SÃO PAULO — O economista e pesquisador da Fiocruz Carlos Grabois Gadelha define de forma simples a situação do que chama de Complexo Industrial da Saúde no Brasil, isto é, a capacidade de o país produzir os equipamentos médicos que utiliza no sistema: “Estamos de pires na mão”. Em meio à crise do coronavírus, o país se viu dependente de importação de diversos produtos, muitos deles simples, como máscaras e luvas, além de respiradores. A solução do problema, afirma o especialista, passa por colocar a produção desses equipamentos no centro da política nacional de desenvolvimento.
A dependência do Brasil dos produtos da Saúde importados é um problema recente?
Não. Desde o início dos anos 2000, eu e outros especialistas propomos olhar para o sistema produtivo da Saúde como algo que deve ter centralidade na política de desenvolvimento.
Por quê?
O principal motivo para isso é muito simples: não temos condições de ter um sistema que viabilize o acesso universal, como é o SUS, com a dependência que o Brasil tem de equipamentos, produtos farmacêuticos e outros serviços de saúde. Para se ter uma ideia, apenas na área da saúde, saímos de um déficit de US$ 3 bilhões, há 20 anos, para um déficit de US$ 15 bilhões.
A pandemia acaba refletindo os efeitos práticos dessa conta, certo?
A crise atual confirma essa visão de modo estarrecedor. O Brasil não pode ter um sistema universal com uma fragilidade tecnológica tão intensa, é como se tivéssemos um sistema de saúde com pé de barro. Em outras palavras: nós não poderíamos ter um sistema universal de saúde para 200 milhões de pessoas, o maior do mundo, sem uma base produtiva e tecnológica que envolva indústria farmacêutica, equipamentos, serviço de saúde.
O que mudou do período em que o senhor esteve no Ministério da Saúde?
Por volta de 2007, houve um movimento importante no sentido de tentar solucionar isso, configurar uma política de Estado. Algo que passou por quatro ou cinco ministros de diferentes partidos. Houve a criação de um Grupo Executivo do Complexo Industrial da Saúde que congregava 14 ministérios. Mas ele foi extinto no final de 2017. Depois foram extintos os departamentos do Complexo Industrial e da Coordenação de Equipamentos e Materiais. Todos esses instrumentos acabaram.
Alguns críticos irão dizer que o Brasil já investe bastante em saúde, quase 10% do PIB.

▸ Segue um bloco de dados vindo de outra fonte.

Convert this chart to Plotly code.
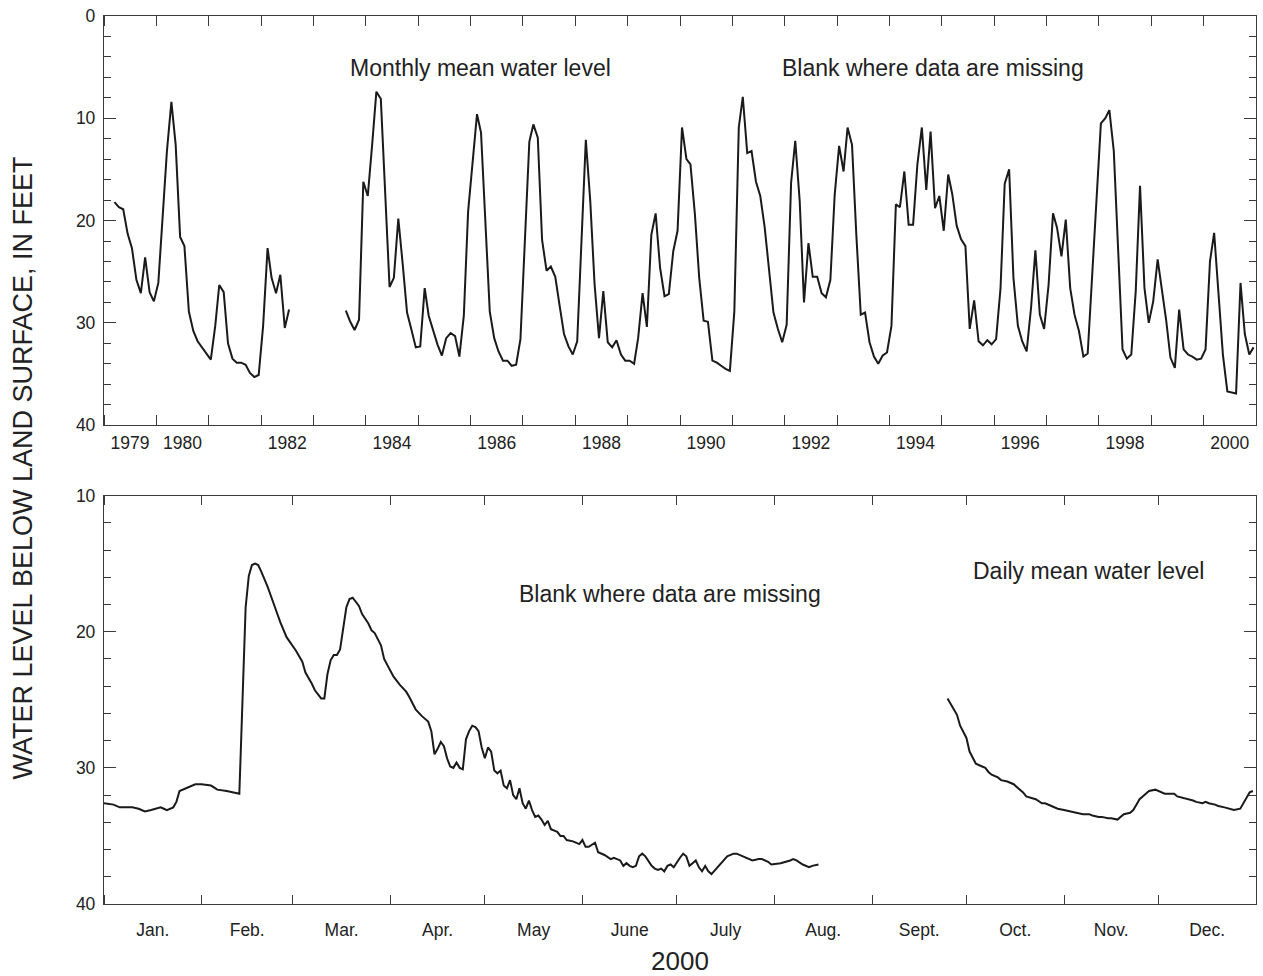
import pandas as pd
import plotly.graph_objects as go

# ---------------- data ----------------
# Monthly mean water level, feet below land surface, March 1979 - December 2000 (None = missing)
monthly_level = [
    18.2, 18.7, 18.9, 21.3, 22.7, 25.8, 27.1, 23.6, 27.0, 27.9,            # 1979 Mar-Dec
    26.1, 19.4, 13.2, 8.4, 12.6, 21.6, 22.5, 28.9, 30.8, 31.8, 32.4, 33.1,  # 1980
    33.6, 30.3, 26.3, 27.0, 32.0, 33.5, 33.9, 33.9, 34.1, 34.9, 35.3, 35.1,  # 1981
    30.3, 22.7, 25.6, 27.1, 25.3, 30.5, 28.7, None, None, None, None, None,  # 1982
    None, None, None, None, None, None, None, 28.8, 29.9, 30.7, 29.7, 16.2,  # 1983
    17.6, 12.5, 7.4, 8.1, 17.3, 26.5, 25.6, 19.8, 24.3, 29.0, 30.7, 32.4,    # 1984
    32.3, 26.6, 29.3, 30.8, 32.1, 33.2, 31.5, 31.0, 31.3, 33.3, 29.3, 19.1,  # 1985
    14.5, 9.6, 11.4, 20.3, 28.9, 31.5, 32.8, 33.7, 33.7, 34.2, 34.1, 31.6,   # 1986
    22.0, 12.3, 10.6, 11.9, 21.9, 24.9, 24.5, 25.5, 28.4, 31.1, 32.3, 33.1,  # 1987
    31.8, 22.0, 12.1, 18.1, 26.2, 31.5, 26.9, 31.9, 32.4, 31.7, 33.1, 33.7,  # 1988
    33.7, 34.0, 31.5, 27.1, 30.4, 21.4, 19.3, 24.6, 27.4, 27.2, 23.0, 21.0,  # 1989
    10.9, 14.0, 14.5, 19.4, 25.6, 29.8, 29.9, 33.7, 33.9, 34.2, 34.5, 34.7,  # 1990
    28.9, 10.9, 7.9, 13.4, 13.2, 16.2, 17.6, 20.7, 24.9, 29.0, 30.6, 31.9,   # 1991
    30.2, 16.3, 12.2, 18.1, 28.0, 22.2, 25.5, 25.5, 27.1, 27.5, 25.8, 17.5,  # 1992
    12.7, 15.2, 10.9, 12.6, 21.4, 29.2, 29.0, 31.9, 33.3, 34.0, 33.2, 32.9,  # 1993
    30.3, 18.4, 18.7, 15.2, 20.4, 20.4, 14.5, 10.9, 17.0, 11.3, 18.8, 17.6,  # 1994
    21.0, 15.5, 17.4, 20.5, 21.8, 22.5, 30.6, 27.8, 31.8, 32.2, 31.7, 32.1,  # 1995
    31.6, 26.6, 16.4, 15.0, 25.6, 30.3, 31.8, 32.8, 28.5, 22.9, 29.2, 30.6,  # 1996
    26.3, 19.3, 20.7, 23.5, 19.9, 26.6, 29.2, 30.8, 33.3, 33.0, 25.4, 18.0,  # 1997
    10.5, 10.0, 9.2, 13.2, 23.3, 32.6, 33.5, 33.1, 26.9, 16.6, 26.6, 30.0,   # 1998
    27.9, 23.8, 26.6, 29.7, 33.4, 34.4, 28.7, 32.6, 33.1, 33.3, 33.6, 33.5,  # 1999
    32.6, 24.0, 21.2, 26.9, 33.1, 36.7, 36.8, 36.9, 26.1, 31.1, 33.1, 32.4,  # 2000
]

# Daily mean water level in 2000: day offset from Jan 1, 2000 and level (None = missing)
daily_day = [
    0, 3, 5, 9, 11, 13, 15, 18, 19, 20, 22, 23, 24, 27, 29, 31, 33, 34, 36, 39,
    43, 45, 46, 47, 48, 49, 50, 52, 54, 56, 58, 61, 63, 64, 66, 67, 69, 70, 71,
    72, 73, 74, 75, 76, 77, 78, 79, 81, 82, 84, 85, 86, 88, 89, 91, 92, 94, 96,
    97, 99, 101, 103, 104, 105, 106, 107, 108, 109, 110, 111, 112, 113, 114,
    115, 116, 117, 118, 119, 120, 121, 122, 123, 124, 125, 126, 127, 128, 129,
    130, 131, 132, 133, 134, 135, 136, 137, 138, 139, 140, 141, 142, 144, 145,
    146, 147, 149, 151, 152, 153, 154, 156, 157, 159, 161, 162, 164, 165, 166,
    167, 168, 169, 170, 171, 172, 174, 175, 176, 177, 178, 179, 180, 181, 183,
    184, 185, 186, 187, 188, 189, 190, 191, 192, 193, 195, 197, 198, 200, 201,
    203, 205, 206, 208, 209, 211, 212, 215, 217, 218, 219, 220, 222, 224, 225,
    227, 228,
    268, 269, 271, 272, 274, 275, 276, 277, 279, 280, 281, 282, 284, 285, 287,
    289, 290, 292, 293, 295, 296, 298, 299, 301, 303, 305, 307, 308, 310, 311,
    313, 314, 316, 317, 319, 320, 322, 323, 324, 326, 327, 328, 329, 331, 332,
    334, 335, 337, 338, 340, 341, 343, 344, 346, 347, 349, 350, 351, 353, 354,
    356, 358, 359, 361, 362, 363, 364, 365,
]
daily_level = [
    32.6, 32.7, 32.9, 32.9, 33.0, 33.2, 33.1, 32.9, 33.0, 33.1, 32.9, 32.5, 31.7,
    31.4, 31.2, 31.2, 31.3, 31.3, 31.6, 31.7,
    31.9, 18.2, 15.9, 15.1, 15.0, 15.1, 15.6, 16.7, 18.0, 19.3, 20.4, 21.4, 22.2,
    23.0, 23.8, 24.3, 24.9, 24.9, 23.1,
    22.1, 21.7, 21.7, 21.3, 19.7, 18.2, 17.6, 17.5, 18.1, 18.7, 19.4, 19.9, 20.1,
    21.0, 22.0, 22.9, 23.3, 23.9, 24.4,
    24.8, 25.7, 26.2, 26.6, 27.3, 29.0, 28.6, 28.1, 28.4, 29.3, 29.9, 30.0, 29.6,
    30.0, 30.1,
    27.9, 27.3, 26.9, 27.0, 27.3, 28.5, 29.3, 28.5, 28.8, 30.2, 30.4, 30.2, 31.3,
    31.5, 30.9,
    32.0, 32.3, 31.5, 32.6, 33.0, 32.4, 33.1, 33.6, 33.5, 33.8, 34.2, 33.9, 34.5,
    34.7, 35.0,
    35.0, 35.3, 35.4, 35.6, 35.3, 35.8, 35.8, 35.5, 36.2, 36.4, 36.7, 36.6, 36.8,
    37.2, 37.0,
    37.2, 37.3, 37.2, 36.5, 36.3, 36.5, 37.2, 37.4, 37.5, 37.4, 37.6, 37.2, 37.1,
    37.3, 36.6,
    36.3, 36.5, 37.2, 37.0, 36.8, 37.3, 37.6, 37.2, 37.6, 37.8, 37.3, 36.8, 36.5,
    36.3, 36.3,
    36.5, 36.7, 36.8, 36.7, 36.7, 36.9, 37.1, 37.0, 36.9, 36.8, 36.7, 36.8, 37.1,
    37.3, 37.2,
    37.1, None,
    24.9, 25.3, 26.1, 26.9, 27.8, 28.8, 29.3, 29.7, 29.9, 30.0, 30.3, 30.5, 30.7,
    30.9, 31.0,
    31.2, 31.4, 31.8, 32.1, 32.2, 32.3, 32.6, 32.6, 32.8, 33.0, 33.1, 33.2, 33.2,
    33.3, 33.4,
    33.4, 33.5, 33.6, 33.6, 33.7, 33.7, 33.8, 33.6, 33.4, 33.3, 33.1, 32.7, 32.3,
    31.9, 31.7,
    31.6, 31.7, 31.9, 31.9, 31.9, 32.1, 32.2, 32.3, 32.4, 32.5, 32.6, 32.5, 32.6,
    32.7, 32.8,
    32.9, 33.0, 33.1, 33.0, 32.6, 32.1, 31.8, 31.7,
]

year_labels = ["1979", "1980", "1982", "1984", "1986", "1988", "1990",
               "1992", "1994", "1996", "1998", "2000"]
month_labels = ["Jan.", "Feb.", "Mar.", "Apr.", "May", "June", "July",
                "Aug.", "Sept.", "Oct.", "Nov.", "Dec."]
y_ticks_top = [0, 10, 20, 30, 40]
y_ticks_bottom = [10, 20, 30, 40]

# ---------------- build ----------------
month_dates = pd.date_range("1979-03-01", periods=len(monthly_level), freq="MS") + pd.Timedelta(days=14)
daily_dates = pd.Timestamp("2000-01-01") + pd.to_timedelta(daily_day, unit="D")

FONT = "Liberation Sans, Arial, Helvetica, sans-serif"
INK = "#222222"
AX = "#3a3a3a"

fig = go.Figure()
fig.add_trace(go.Scatter(x=month_dates, y=monthly_level, mode="lines",
                         line=dict(color="#1a1a1a", width=2), connectgaps=False,
                         xaxis="x", yaxis="y", showlegend=False, hoverinfo="skip"))
fig.add_trace(go.Scatter(x=daily_dates, y=daily_level, mode="lines",
                         line=dict(color="#1a1a1a", width=2), connectgaps=False,
                         xaxis="x2", yaxis="y2", showlegend=False, hoverinfo="skip"))

common = dict(showline=True, linecolor=AX, linewidth=1.3, mirror="ticks",
              showgrid=False, zeroline=False,
              tickfont=dict(family=FONT, size=17.5, color=INK))

year_label_pos = [f"{y}-07-02" for y in year_labels]
year_bounds = [f"{y}-01-01" for y in range(1979, 2002)]
month_mid = [pd.Timestamp(2000, m, 1) + (pd.Timestamp(2000 + m // 12, m % 12 + 1, 1) - pd.Timestamp(2000, m, 1)) / 2
             for m in range(1, 13)]
month_bounds = [pd.Timestamp(2000, m, 1) for m in range(1, 13)] + [pd.Timestamp(2001, 1, 1)]

fig.update_layout(
    width=1263, height=976,
    margin=dict(l=104, r=6, t=14, b=72),
    paper_bgcolor="white", plot_bgcolor="white",
    font=dict(family=FONT, color=INK),
    xaxis=dict(common, type="date", range=["1979-01-01", "2001-01-01"], anchor="y",
               tickmode="array", tickvals=year_label_pos, ticktext=year_labels,
               ticks="", ticklabelstandoff=2,
               minor=dict(tickmode="array", tickvals=year_bounds, ticks="inside",
                          ticklen=10, tickwidth=1.3, tickcolor=AX, showgrid=False)),
    yaxis=dict(common, domain=[0.5393, 1.0], range=[40, 0], anchor="x",
               tickmode="array", tickvals=y_ticks_top, ticks="inside", ticklen=12,
               tickwidth=1.3, tickcolor=AX, ticklabelstandoff=4,
               minor=dict(dtick=2, tick0=0, ticks="inside", ticklen=6.5,
                          tickwidth=1.3, tickcolor=AX, showgrid=False)),
    xaxis2=dict(common, type="date", range=["2000-01-01", "2001-01-01"], anchor="y2",
                tickmode="array", tickvals=month_mid, ticktext=month_labels,
                ticks="", ticklabelstandoff=10,
                minor=dict(tickmode="array", tickvals=month_bounds, ticks="inside",
                           ticklen=9, tickwidth=1.3, tickcolor=AX, showgrid=False)),
    yaxis2=dict(common, domain=[0.0, 0.4599], range=[40, 10], anchor="x2",
                tickmode="array", tickvals=y_ticks_bottom, ticks="inside", ticklen=12,
                tickwidth=1.3, tickcolor=AX, ticklabelstandoff=4,
                minor=dict(dtick=2, tick0=10, ticks="inside", ticklen=6.5,
                           tickwidth=1.3, tickcolor=AX, showgrid=False)),
)

ann_font = dict(family=FONT, size=23, color=INK)
def note(text, x, y, **kw):
    fig.add_annotation(text=text, xref="paper", yref="paper", x=x, y=y,
                       xanchor="center", yanchor="middle", showarrow=False,
                       font=kw.pop("font", ann_font), **kw)

note("Monthly mean water level", 0.327, 0.9416)
note("Blank where data are missing", 0.7199, 0.9416)
note("Blank where data are missing", 0.4909, 0.3494)
note("Daily mean water level", 0.8547, 0.3753)
note("2000", 0.500, -0.064, font=dict(family=FONT, size=26, color=INK))
note("WATER LEVEL BELOW LAND SURFACE, IN FEET", -0.0703, 0.4904, textangle=-90,
     font=dict(family=FONT, size=27, color=INK))

fig.write_html("out.html")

A saúde normalmente é vista como despesa, um fardo, mas essas afirmações são muito limitadas. Do meu ponto de vista, é o contrário. A saúde talvez seja uma grande frente de expansão para o Brasil. Ela gera, só no SUS, três milhões de empregos. A saúde é uma porta de entrada na revolução tecnológica.
O que chama atenção agora é a dependência por produtos e equipamentos simples?

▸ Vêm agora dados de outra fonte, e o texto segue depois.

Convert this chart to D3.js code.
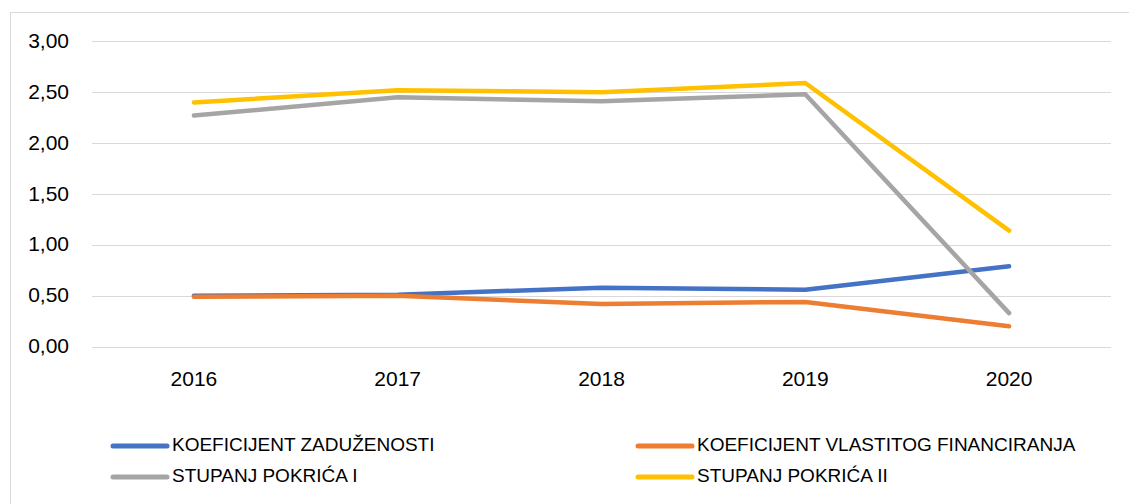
<!DOCTYPE html>
<html>
<head>
<meta charset="utf-8">
<script src="https://cdn.jsdelivr.net/npm/d3@7"></script>
<style>
  html, body { margin: 0; padding: 0; background: #fff; }
  svg { display: block; font-family: "Liberation Sans", Arial, sans-serif; }
</style>
</head>
<body>
<div id="chart"></div>
<script>
'use strict'

// the data
const years = ['2016', '2017', '2018', '2019', '2020']
const zaduzenost = [0.50, 0.51, 0.58, 0.56, 0.79]
const vlastitoFin = [0.49, 0.50, 0.42, 0.44, 0.20]
const pokrica1 = [2.27, 2.45, 2.41, 2.48, 0.33]
const pokrica2 = [2.40, 2.52, 2.50, 2.59, 1.14]
const yTicks = [0, 0.5, 1, 1.5, 2, 2.5, 3]

const series = [
    { name: 'KOEFICIJENT ZADUŽENOSTI', values: zaduzenost, color: '#4472C4' },
    { name: 'KOEFICIJENT VLASTITOG FINANCIRANJA', values: vlastitoFin, color: '#ED7D31' },
    { name: 'STUPANJ POKRIĆA I', values: pokrica1, color: '#A5A5A5' },
    { name: 'STUPANJ POKRIĆA II', values: pokrica2, color: '#FFC000' }
]

const W = 1129, H = 504
const svg = d3.select('#chart').append('svg')
    .attr('width', W)
    .attr('height', H)

// chart frame
svg.append('rect')
    .attr('x', 10.5).attr('y', 12.5)
    .attr('width', W + 20).attr('height', H + 20)
    .attr('fill', 'none')
    .attr('stroke', '#D9D9D9')

const x = d3.scalePoint().domain(years).range([92, 1111]).padding(0.5)
const y = d3.scaleLinear().domain([0, 3]).range([346.7, 41.3])

// gridlines
svg.append('g')
    .selectAll('line')
    .data(yTicks)
    .join('line')
    .attr('x1', 92).attr('x2', 1111)
    .attr('y1', d => Math.round(y(d)) + 0.5)
    .attr('y2', d => Math.round(y(d)) + 0.5)
    .attr('stroke', '#D9D9D9')
    .attr('stroke-width', 1)

// y axis labels
const fmt = d => d3.format('.2f')(d).replace('.', ',')
svg.append('g')
    .selectAll('text')
    .data(yTicks)
    .join('text')
    .attr('x', 69)
    .attr('y', d => y(d) + 1)
    .attr('text-anchor', 'end')
    .attr('dominant-baseline', 'middle')
    .attr('font-size', 21)
    .attr('fill', '#000')
    .text(fmt)

// x axis labels
svg.append('g')
    .selectAll('text')
    .data(years)
    .join('text')
    .attr('x', d => x(d))
    .attr('y', 386)
    .attr('text-anchor', 'middle')
    .attr('font-size', 21)
    .attr('fill', '#000')
    .text(d => d)

// the lines
const valueline = d3.line()
    .x((d, i) => x(years[i]))
    .y(d => y(d))

svg.append('g')
    .selectAll('path')
    .data(series)
    .join('path')
    .attr('fill', 'none')
    .attr('stroke', d => d.color)
    .attr('stroke-width', 4.5)
    .attr('stroke-linecap', 'round')
    .attr('stroke-linejoin', 'round')
    .attr('d', d => valueline(d.values))

// legend
const legendPos = [[113, 446], [638, 446], [113, 477], [638, 477]]
const legend = svg.append('g')
    .selectAll('g')
    .data(series)
    .join('g')
    .attr('transform', (d, i) => `translate(${legendPos[i][0]},${legendPos[i][1]})`)

legend.append('line')
    .attr('x1', 0).attr('x2', 54)
    .attr('y1', 0).attr('y2', 0)
    .attr('stroke', d => d.color)
    .attr('stroke-width', 5)
    .attr('stroke-linecap', 'round')

legend.append('text')
    .attr('x', 59)
    .attr('y', 0)
    .attr('dominant-baseline', 'middle')
    .attr('font-size', 19)
    .attr('fill', '#000')
    .text(d => d.name)
</script>
</body>
</html>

Sim. Em um momento em que nosso sistema de saúde está se ampliando, atingindo cada vez mais setores da população, ele se torna perigosamente dependente de equipamentos e medicamentos fármacos vindos do exterior. A produção nacional de respiradores representa 40% da nossa demanda. Mas mesmo nessa produção, os componentes mais sofisticados são importados. Nosso grau de dependência é de cerca de 80% do mercado internacional. Mas não é só com ventiladores: estamos de pires na mão buscando equipamentos como luvas.
O país conseguiria competir com preços internacionais?
Muitos acreditam que se é mais barato comprar fora, vamos comprar fora. O problema dessa visão é que se fica num mercado muito imperfeito, dominado por poucas empresas e, quando a demanda explode, o Brasil perde o controle. É o que está acontecendo.
Mas a dependência de produtos chineses, por exemplo, é mundial, não?
Não adianta ter uma visão de curto prazo, quando tudo está bem. Tem que ter uma visão estratégica. Quando começamos a produzir insulina aqui, eles (China) derrubaram o preço para 1/3. Remédios para Aids, câncer, tudo isso. A China mostra, na verdade, que é possível fazer. Eles respondiam por 2% das nossas importações na área de saúde. Hoje, 16%. Já ultrapassaram os Estados Unidos. Nós temos a base industrial. Fragilizada, mas temos. Temos o SUS, milhares de estabelecimentos, mercado. Temos ciência e tecnologia.
Algumas instituições têm se destacado nessa crise , como a própria Fiocruz, e o Instituto Butantan, concorda?
Com certeza. Na área de vacinas, o Brasil está preparado. Mas é muito importante lembrar: a pesquisa de vacinação do Butantan foi questionada há poucos anos sob o argumento de que comprar de fora era mais barato.